## [AIM]
Every line below should be copied exactly; drop the pictures.

## [RECORDED DATA]
·····
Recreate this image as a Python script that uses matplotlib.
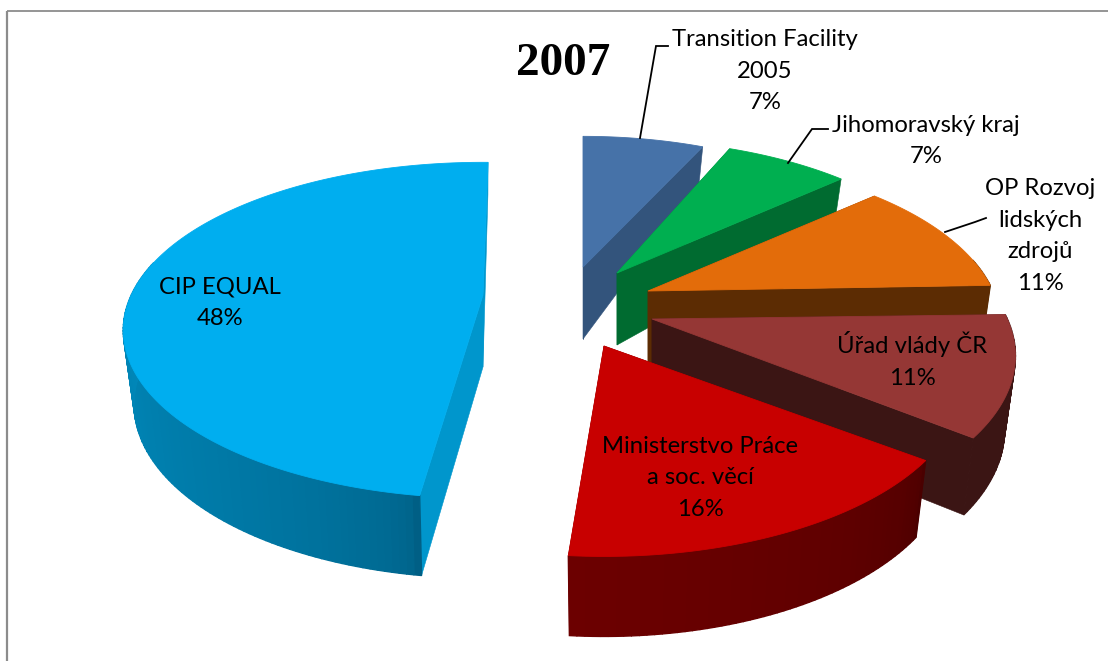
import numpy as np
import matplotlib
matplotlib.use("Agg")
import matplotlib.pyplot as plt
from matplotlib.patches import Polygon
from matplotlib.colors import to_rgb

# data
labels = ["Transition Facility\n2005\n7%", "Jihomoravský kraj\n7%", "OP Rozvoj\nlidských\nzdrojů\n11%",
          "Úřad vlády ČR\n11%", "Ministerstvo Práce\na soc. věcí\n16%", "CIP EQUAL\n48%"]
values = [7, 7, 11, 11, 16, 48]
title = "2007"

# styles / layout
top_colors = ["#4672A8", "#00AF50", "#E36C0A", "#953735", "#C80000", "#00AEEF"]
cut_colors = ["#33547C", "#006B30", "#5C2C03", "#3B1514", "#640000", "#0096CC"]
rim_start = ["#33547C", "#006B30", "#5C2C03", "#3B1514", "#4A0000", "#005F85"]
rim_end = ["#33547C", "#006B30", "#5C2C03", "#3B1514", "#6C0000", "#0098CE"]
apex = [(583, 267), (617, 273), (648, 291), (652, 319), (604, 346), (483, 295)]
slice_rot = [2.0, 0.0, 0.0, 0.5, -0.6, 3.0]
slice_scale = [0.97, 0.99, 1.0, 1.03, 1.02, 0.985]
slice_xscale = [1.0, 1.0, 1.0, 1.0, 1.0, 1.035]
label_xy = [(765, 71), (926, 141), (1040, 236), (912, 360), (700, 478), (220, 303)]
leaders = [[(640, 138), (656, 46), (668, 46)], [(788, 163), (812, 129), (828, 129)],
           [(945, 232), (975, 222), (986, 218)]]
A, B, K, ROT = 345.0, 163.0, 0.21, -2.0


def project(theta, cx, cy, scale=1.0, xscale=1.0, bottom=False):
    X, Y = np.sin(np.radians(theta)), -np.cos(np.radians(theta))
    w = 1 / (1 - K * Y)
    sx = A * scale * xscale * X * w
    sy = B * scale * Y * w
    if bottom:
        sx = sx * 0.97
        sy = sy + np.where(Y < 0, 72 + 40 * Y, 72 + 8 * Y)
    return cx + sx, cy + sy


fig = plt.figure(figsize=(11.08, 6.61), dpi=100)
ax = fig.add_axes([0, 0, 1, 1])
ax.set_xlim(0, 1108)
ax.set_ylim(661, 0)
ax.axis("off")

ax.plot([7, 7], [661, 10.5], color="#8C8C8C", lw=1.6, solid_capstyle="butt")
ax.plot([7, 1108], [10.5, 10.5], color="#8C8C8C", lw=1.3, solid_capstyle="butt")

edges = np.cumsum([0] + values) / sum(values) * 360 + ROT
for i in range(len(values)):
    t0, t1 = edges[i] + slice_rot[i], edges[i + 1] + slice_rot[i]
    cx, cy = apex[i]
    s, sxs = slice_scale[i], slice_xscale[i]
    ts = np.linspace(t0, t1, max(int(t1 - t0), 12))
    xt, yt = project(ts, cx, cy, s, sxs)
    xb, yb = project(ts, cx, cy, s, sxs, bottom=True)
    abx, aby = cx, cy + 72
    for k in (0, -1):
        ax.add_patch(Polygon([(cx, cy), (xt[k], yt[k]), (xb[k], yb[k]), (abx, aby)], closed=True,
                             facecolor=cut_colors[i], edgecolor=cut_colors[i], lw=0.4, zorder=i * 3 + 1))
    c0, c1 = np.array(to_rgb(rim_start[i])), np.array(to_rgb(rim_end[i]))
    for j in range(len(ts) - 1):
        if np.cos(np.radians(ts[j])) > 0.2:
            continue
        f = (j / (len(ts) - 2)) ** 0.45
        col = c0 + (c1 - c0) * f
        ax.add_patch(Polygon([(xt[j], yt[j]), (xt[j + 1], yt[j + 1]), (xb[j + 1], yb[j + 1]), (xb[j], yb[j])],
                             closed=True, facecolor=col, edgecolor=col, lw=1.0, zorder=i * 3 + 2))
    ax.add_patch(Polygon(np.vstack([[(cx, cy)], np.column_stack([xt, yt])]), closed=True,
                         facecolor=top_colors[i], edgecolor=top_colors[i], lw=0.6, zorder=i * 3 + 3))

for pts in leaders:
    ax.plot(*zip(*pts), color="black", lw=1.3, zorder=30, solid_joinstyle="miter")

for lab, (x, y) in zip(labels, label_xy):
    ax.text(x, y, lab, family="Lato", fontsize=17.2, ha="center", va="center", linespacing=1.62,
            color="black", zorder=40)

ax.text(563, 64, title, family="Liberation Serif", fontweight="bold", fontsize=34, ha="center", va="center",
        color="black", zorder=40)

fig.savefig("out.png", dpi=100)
·····
## [WORKED ANSWER]
Recreate this image as a Python script that uses matplotlib.
import numpy as np
import matplotlib
matplotlib.use("Agg")
import matplotlib.pyplot as plt
from matplotlib.patches import Polygon
from matplotlib.colors import to_rgb

# data
labels = ["Transition Facility\n2005\n7%", "Jihomoravský kraj\n7%", "OP Rozvoj\nlidských\nzdrojů\n11%",
          "Úřad vlády ČR\n11%", "Ministerstvo Práce\na soc. věcí\n16%", "CIP EQUAL\n48%"]
values = [7, 7, 11, 11, 16, 48]
title = "2007"

# styles / layout
top_colors = ["#4672A8", "#00AF50", "#E36C0A", "#953735", "#C80000", "#00AEEF"]
cut_colors = ["#33547C", "#006B30", "#5C2C03", "#3B1514", "#640000", "#0096CC"]
rim_start = ["#33547C", "#006B30", "#5C2C03", "#3B1514", "#4A0000", "#005F85"]
rim_end = ["#33547C", "#006B30", "#5C2C03", "#3B1514", "#6C0000", "#0098CE"]
apex = [(583, 267), (617, 273), (648, 291), (652, 319), (604, 346), (483, 295)]
slice_rot = [2.0, 0.0, 0.0, 0.5, -0.6, 3.0]
slice_scale = [0.97, 0.99, 1.0, 1.03, 1.02, 0.985]
slice_xscale = [1.0, 1.0, 1.0, 1.0, 1.0, 1.035]
label_xy = [(765, 71), (926, 141), (1040, 236), (912, 360), (700, 478), (220, 303)]
leaders = [[(640, 138), (656, 46), (668, 46)], [(788, 163), (812, 129), (828, 129)],
           [(945, 232), (975, 222), (986, 218)]]
A, B, K, ROT = 345.0, 163.0, 0.21, -2.0


def project(theta, cx, cy, scale=1.0, xscale=1.0, bottom=False):
    X, Y = np.sin(np.radians(theta)), -np.cos(np.radians(theta))
    w = 1 / (1 - K * Y)
    sx = A * scale * xscale * X * w
    sy = B * scale * Y * w
    if bottom:
        sx = sx * 0.97
        sy = sy + np.where(Y < 0, 72 + 40 * Y, 72 + 8 * Y)
    return cx + sx, cy + sy


fig = plt.figure(figsize=(11.08, 6.61), dpi=100)
ax = fig.add_axes([0, 0, 1, 1])
ax.set_xlim(0, 1108)
ax.set_ylim(661, 0)
ax.axis("off")

ax.plot([7, 7], [661, 10.5], color="#8C8C8C", lw=1.6, solid_capstyle="butt")
ax.plot([7, 1108], [10.5, 10.5], color="#8C8C8C", lw=1.3, solid_capstyle="butt")

edges = np.cumsum([0] + values) / sum(values) * 360 + ROT
for i in range(len(values)):
    t0, t1 = edges[i] + slice_rot[i], edges[i + 1] + slice_rot[i]
    cx, cy = apex[i]
    s, sxs = slice_scale[i], slice_xscale[i]
    ts = np.linspace(t0, t1, max(int(t1 - t0), 12))
    xt, yt = project(ts, cx, cy, s, sxs)
    xb, yb = project(ts, cx, cy, s, sxs, bottom=True)
    abx, aby = cx, cy + 72
    for k in (0, -1):
        ax.add_patch(Polygon([(cx, cy), (xt[k], yt[k]), (xb[k], yb[k]), (abx, aby)], closed=True,
                             facecolor=cut_colors[i], edgecolor=cut_colors[i], lw=0.4, zorder=i * 3 + 1))
    c0, c1 = np.array(to_rgb(rim_start[i])), np.array(to_rgb(rim_end[i]))
    for j in range(len(ts) - 1):
        if np.cos(np.radians(ts[j])) > 0.2:
            continue
        f = (j / (len(ts) - 2)) ** 0.45
        col = c0 + (c1 - c0) * f
        ax.add_patch(Polygon([(xt[j], yt[j]), (xt[j + 1], yt[j + 1]), (xb[j + 1], yb[j + 1]), (xb[j], yb[j])],
                             closed=True, facecolor=col, edgecolor=col, lw=1.0, zorder=i * 3 + 2))
    ax.add_patch(Polygon(np.vstack([[(cx, cy)], np.column_stack([xt, yt])]), closed=True,
                         facecolor=top_colors[i], edgecolor=top_colors[i], lw=0.6, zorder=i * 3 + 3))

for pts in leaders:
    ax.plot(*zip(*pts), color="black", lw=1.3, zorder=30, solid_joinstyle="miter")

for lab, (x, y) in zip(labels, label_xy):
    ax.text(x, y, lab, family="Lato", fontsize=17.2, ha="center", va="center", linespacing=1.62,
            color="black", zorder=40)

ax.text(563, 64, title, family="Liberation Serif", fontweight="bold", fontsize=34, ha="center", va="center",
        color="black", zorder=40)

fig.savefig("out.png", dpi=100)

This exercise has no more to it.